Wood burning contributes to indoor and ambient particulate
matter
(PM) pollution and has been associated with increased morbidity and
mortality. Here, we present an integrated methodology that allows
to generate, sample, and characterize wood smoke derived from different
moisture contents and representative combustion conditions using pine
wood as a model. Flaming, smoldering, and incomplete combustion were
assessed for low-moisture pine, whereas both low-moisture pine and
high-moisture pine were investigated under flaming conditions. Real-time
monitoring of carbon monoxide, volatile organic compounds, and aerosol
number concentration/size in wood smoke was performed. The PM was
size-fractionated, sampled, and characterized for elemental/organic
carbon, organic functional groups, and inorganic elements. Bioactivity
of PM was assessed by measuring the sterile alpha motif (SAM) pointed
domain containing ETS (E-twenty-six) transcription factor (SPDEF)

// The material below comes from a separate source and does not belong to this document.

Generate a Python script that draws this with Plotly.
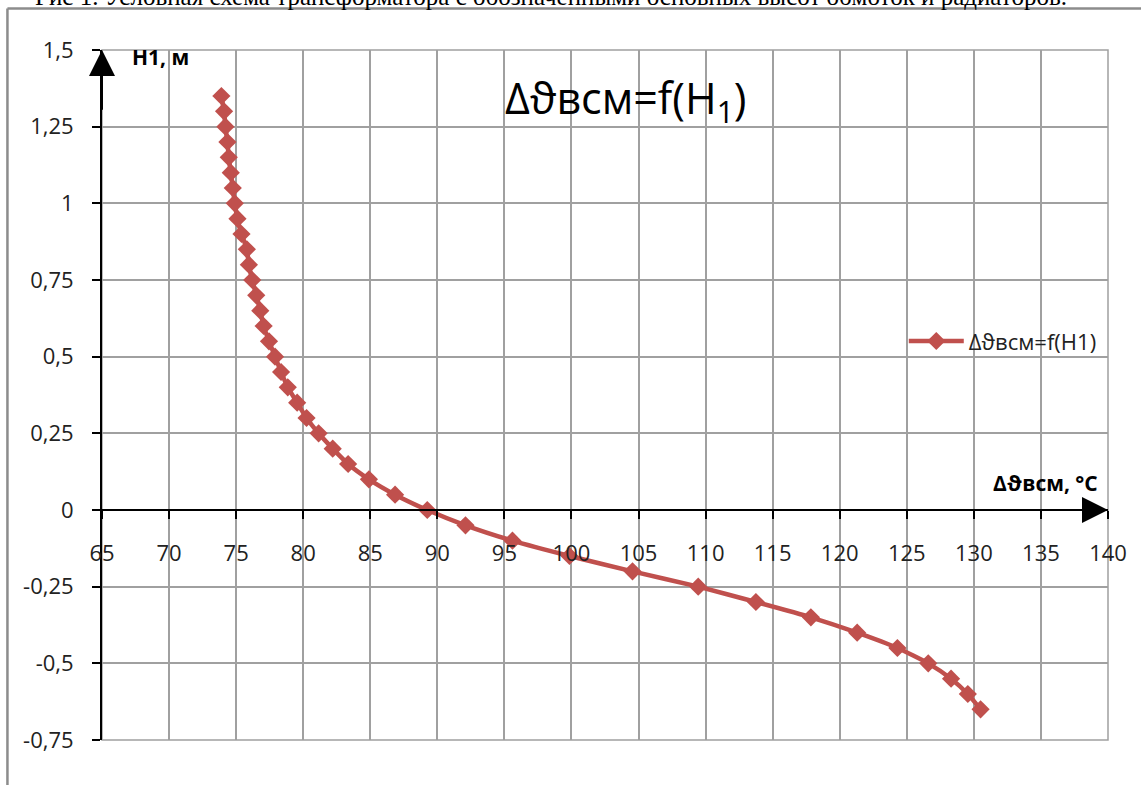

gene promoter activity in human embryonic kidney 293 (HEK-293T) cells,
a biomarker for mucin gene expression. Findings showed that moisture
content and combustion condition significantly affected the organic
and inorganic elemental composition of PM0.1 as well as
its bioactivity. Also, for a given moisture and combustion scenario,
PM chemistry and bioactivity differed considerably with PM size. Importantly,
PM0.1 from flaming combustion of low-moisture pine contained
the highest abundance of the oxygenated saturated aliphatic functional
group [H–C–O] and was also biologically most potent
in stimulating SPDEF promoter activity, suggesting the role of organic
compounds such as carbohydrates and sugar alcohols (that contain [H–C–O])
in driving mucus-related respiratory outcomes. Our platform enables
further well-controlled parametric studies using a combination of
in vitro and in vivo approaches to link wood burning parameters with
acute and chronic inhalation health effects of wood smoke.